- What you need to do:
Filter the records below down to lines containing "code".

- Dataset rows:
━━━━━━━━━━━━━━━━━━━━

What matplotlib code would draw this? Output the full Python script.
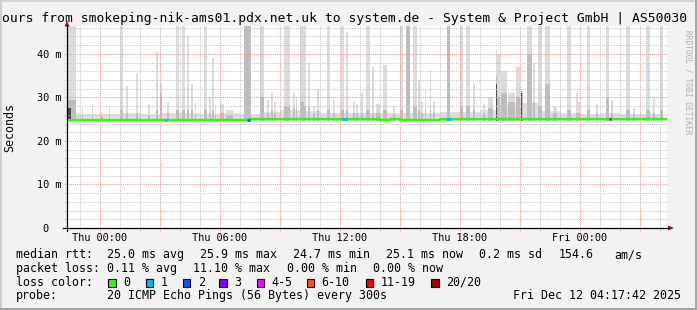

━━━━━━━━━━━━━━━━━━━━

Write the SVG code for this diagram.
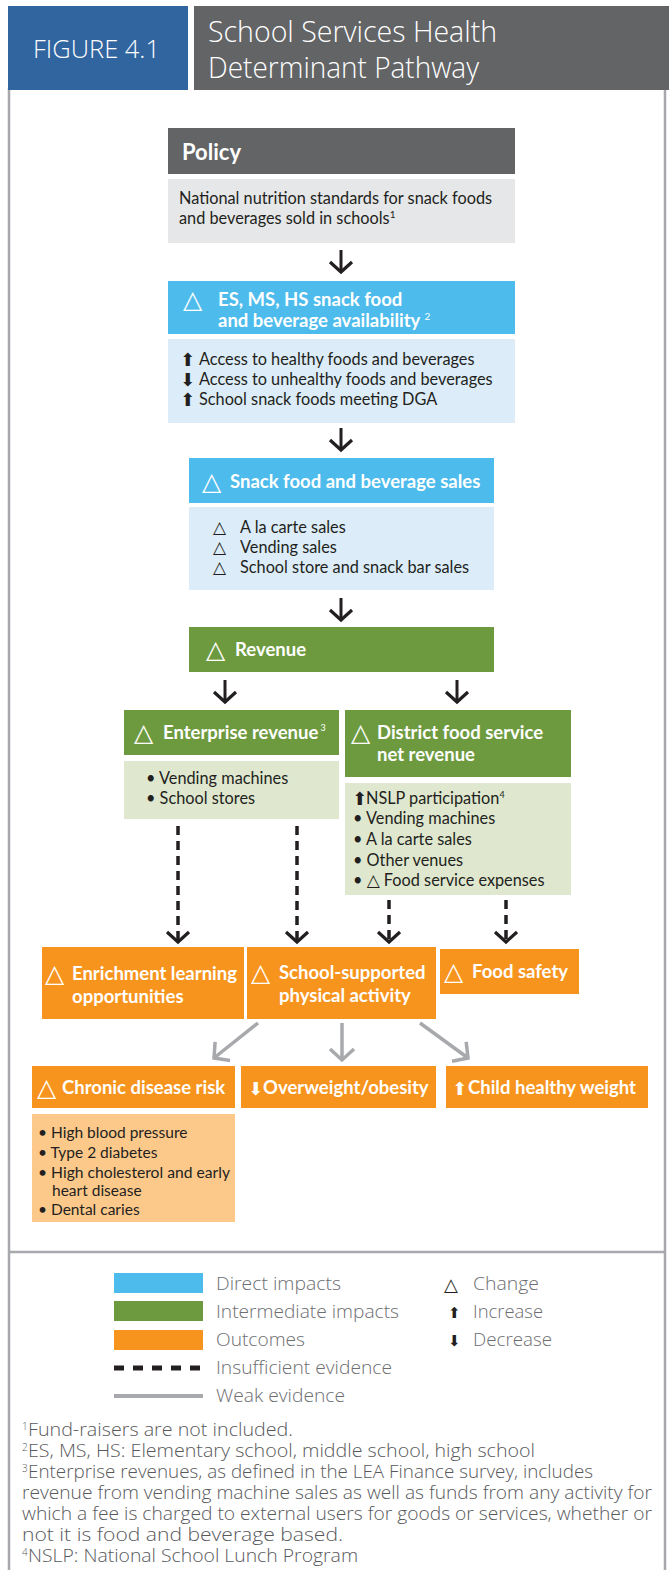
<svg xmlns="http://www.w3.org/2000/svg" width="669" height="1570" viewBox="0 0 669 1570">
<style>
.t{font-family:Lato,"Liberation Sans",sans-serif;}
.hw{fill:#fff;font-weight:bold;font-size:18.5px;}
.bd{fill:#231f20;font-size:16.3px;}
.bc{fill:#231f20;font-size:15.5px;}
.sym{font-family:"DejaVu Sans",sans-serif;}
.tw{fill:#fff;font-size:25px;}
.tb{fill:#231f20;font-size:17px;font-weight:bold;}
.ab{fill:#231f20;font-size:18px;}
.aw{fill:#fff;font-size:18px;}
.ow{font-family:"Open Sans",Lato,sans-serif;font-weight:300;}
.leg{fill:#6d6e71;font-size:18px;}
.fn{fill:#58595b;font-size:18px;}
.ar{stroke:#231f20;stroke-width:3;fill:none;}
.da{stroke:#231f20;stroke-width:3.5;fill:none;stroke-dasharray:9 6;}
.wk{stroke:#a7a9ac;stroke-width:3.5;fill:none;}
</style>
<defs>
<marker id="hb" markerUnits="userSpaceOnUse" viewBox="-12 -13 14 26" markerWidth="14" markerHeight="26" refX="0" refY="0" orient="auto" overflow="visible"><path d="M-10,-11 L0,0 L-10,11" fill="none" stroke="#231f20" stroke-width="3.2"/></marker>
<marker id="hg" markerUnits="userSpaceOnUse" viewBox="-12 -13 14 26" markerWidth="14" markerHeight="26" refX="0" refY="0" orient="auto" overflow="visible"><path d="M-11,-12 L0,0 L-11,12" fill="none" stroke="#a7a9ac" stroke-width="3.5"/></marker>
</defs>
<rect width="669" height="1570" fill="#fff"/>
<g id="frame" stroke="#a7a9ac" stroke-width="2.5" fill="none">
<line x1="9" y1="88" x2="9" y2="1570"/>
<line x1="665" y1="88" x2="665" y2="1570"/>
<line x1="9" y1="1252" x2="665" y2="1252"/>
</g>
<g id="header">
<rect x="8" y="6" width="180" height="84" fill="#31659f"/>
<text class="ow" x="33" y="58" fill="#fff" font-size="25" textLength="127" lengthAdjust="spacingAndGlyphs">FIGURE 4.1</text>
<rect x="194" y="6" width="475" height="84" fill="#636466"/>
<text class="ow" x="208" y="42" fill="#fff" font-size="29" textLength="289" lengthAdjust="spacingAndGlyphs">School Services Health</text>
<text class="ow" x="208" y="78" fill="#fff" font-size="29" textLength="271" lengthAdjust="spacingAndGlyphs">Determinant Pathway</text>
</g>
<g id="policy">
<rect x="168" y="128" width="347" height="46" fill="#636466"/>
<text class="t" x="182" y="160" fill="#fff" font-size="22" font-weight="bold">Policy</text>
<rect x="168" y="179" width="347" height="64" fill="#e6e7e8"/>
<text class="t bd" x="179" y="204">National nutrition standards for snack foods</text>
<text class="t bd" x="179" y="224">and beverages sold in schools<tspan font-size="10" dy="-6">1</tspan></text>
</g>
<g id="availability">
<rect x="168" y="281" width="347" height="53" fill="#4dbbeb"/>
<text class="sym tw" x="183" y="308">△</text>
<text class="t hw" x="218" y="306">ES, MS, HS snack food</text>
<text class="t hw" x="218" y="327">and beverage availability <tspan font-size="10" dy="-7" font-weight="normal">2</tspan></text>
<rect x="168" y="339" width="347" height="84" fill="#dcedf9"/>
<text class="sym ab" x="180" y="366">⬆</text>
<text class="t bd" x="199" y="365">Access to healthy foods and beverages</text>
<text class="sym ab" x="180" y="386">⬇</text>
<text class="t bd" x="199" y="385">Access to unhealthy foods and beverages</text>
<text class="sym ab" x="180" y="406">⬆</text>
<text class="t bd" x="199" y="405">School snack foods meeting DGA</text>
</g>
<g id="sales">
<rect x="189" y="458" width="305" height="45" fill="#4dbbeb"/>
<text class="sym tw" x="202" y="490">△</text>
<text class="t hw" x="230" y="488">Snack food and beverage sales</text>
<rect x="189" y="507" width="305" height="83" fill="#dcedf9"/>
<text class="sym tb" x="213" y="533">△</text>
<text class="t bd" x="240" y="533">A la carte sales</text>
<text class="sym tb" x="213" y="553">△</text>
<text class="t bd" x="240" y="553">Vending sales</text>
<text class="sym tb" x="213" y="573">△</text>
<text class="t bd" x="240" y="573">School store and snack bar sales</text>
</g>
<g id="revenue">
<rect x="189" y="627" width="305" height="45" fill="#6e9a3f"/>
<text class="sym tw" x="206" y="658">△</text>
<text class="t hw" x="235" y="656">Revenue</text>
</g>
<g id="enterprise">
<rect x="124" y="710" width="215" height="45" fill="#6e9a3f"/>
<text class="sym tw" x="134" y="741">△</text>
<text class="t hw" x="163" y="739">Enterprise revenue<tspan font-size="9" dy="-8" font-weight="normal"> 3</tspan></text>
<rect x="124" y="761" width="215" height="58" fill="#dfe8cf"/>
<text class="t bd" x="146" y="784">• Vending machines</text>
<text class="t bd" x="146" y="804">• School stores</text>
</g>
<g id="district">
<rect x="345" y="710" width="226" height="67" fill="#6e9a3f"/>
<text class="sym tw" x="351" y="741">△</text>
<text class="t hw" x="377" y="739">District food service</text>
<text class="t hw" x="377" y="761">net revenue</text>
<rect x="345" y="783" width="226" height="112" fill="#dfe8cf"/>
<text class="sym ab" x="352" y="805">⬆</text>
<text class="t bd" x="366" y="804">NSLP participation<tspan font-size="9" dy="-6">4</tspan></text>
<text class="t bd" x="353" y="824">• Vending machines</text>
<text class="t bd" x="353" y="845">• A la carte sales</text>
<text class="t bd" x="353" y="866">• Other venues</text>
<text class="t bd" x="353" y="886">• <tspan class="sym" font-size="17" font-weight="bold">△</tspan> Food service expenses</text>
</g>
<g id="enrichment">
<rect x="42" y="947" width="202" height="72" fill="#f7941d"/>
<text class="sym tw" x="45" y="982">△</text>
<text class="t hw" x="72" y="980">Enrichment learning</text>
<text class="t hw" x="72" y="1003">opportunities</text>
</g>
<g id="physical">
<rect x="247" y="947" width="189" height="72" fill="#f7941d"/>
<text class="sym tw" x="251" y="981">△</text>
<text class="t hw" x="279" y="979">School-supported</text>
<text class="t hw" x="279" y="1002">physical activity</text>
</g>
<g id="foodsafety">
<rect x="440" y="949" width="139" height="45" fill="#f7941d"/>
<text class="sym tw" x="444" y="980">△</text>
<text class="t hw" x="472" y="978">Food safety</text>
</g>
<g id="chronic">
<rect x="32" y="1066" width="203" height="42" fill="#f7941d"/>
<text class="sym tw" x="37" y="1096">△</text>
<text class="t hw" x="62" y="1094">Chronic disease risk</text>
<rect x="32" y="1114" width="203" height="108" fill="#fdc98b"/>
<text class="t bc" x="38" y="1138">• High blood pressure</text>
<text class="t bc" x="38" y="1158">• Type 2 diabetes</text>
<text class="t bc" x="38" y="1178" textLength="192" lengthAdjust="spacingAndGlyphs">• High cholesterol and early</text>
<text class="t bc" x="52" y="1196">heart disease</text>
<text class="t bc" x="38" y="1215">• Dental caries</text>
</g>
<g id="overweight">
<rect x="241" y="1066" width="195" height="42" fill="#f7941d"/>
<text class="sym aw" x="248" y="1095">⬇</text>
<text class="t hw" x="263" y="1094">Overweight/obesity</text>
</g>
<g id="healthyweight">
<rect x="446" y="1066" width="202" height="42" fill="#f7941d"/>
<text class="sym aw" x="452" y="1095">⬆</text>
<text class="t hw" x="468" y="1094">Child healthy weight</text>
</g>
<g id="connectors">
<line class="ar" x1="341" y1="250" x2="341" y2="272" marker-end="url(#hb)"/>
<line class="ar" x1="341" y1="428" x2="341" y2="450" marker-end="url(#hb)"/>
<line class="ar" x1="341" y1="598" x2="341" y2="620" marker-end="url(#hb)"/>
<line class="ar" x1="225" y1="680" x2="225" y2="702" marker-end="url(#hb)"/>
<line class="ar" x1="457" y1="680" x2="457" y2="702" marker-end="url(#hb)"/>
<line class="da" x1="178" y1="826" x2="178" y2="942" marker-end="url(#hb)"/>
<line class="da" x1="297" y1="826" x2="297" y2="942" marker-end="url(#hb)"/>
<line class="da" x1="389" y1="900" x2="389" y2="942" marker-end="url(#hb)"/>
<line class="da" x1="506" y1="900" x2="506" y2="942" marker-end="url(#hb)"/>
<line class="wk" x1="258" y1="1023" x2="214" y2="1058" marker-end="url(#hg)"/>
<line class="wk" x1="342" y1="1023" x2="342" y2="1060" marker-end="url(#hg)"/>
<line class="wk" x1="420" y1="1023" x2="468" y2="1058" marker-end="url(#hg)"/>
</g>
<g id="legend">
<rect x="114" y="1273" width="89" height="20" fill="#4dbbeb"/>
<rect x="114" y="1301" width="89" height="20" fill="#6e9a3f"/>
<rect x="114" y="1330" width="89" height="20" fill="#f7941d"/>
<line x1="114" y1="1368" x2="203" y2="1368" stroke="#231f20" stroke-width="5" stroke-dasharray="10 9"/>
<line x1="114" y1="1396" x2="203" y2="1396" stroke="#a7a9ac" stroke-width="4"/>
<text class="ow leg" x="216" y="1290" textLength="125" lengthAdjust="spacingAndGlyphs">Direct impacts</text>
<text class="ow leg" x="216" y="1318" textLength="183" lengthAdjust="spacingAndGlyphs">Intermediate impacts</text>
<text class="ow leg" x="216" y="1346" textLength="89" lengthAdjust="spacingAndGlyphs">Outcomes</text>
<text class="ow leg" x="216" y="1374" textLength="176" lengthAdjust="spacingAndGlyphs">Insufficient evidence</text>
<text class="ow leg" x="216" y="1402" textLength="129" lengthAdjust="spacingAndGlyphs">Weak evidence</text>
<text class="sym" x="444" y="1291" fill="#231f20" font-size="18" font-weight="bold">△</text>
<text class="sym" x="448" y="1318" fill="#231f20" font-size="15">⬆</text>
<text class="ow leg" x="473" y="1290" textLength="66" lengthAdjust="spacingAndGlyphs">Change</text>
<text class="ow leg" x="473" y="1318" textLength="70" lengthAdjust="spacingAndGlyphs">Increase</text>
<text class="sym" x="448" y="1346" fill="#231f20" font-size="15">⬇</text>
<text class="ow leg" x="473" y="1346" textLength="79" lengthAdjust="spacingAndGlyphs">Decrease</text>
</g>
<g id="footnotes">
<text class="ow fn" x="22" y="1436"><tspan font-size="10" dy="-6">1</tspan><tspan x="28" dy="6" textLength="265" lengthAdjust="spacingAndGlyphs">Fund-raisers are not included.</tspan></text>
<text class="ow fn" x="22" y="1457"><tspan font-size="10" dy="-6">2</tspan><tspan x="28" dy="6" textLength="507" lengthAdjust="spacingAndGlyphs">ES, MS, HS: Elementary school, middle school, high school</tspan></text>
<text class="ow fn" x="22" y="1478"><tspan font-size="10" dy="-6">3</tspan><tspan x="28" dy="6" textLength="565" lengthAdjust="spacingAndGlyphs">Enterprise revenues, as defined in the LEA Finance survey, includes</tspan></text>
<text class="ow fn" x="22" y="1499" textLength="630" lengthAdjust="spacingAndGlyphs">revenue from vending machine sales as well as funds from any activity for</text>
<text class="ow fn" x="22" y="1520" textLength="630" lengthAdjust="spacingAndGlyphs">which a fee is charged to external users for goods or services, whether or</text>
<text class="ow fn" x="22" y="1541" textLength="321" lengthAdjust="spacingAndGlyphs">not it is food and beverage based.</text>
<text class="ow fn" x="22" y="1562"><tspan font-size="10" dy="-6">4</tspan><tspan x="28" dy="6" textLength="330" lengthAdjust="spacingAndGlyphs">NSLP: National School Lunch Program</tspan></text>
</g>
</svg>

━━━━━━━━━━━━━━━━━━━━

- Problem solution:
What matplotlib code would draw this? Output the full Python script.
Write the SVG code for this diagram.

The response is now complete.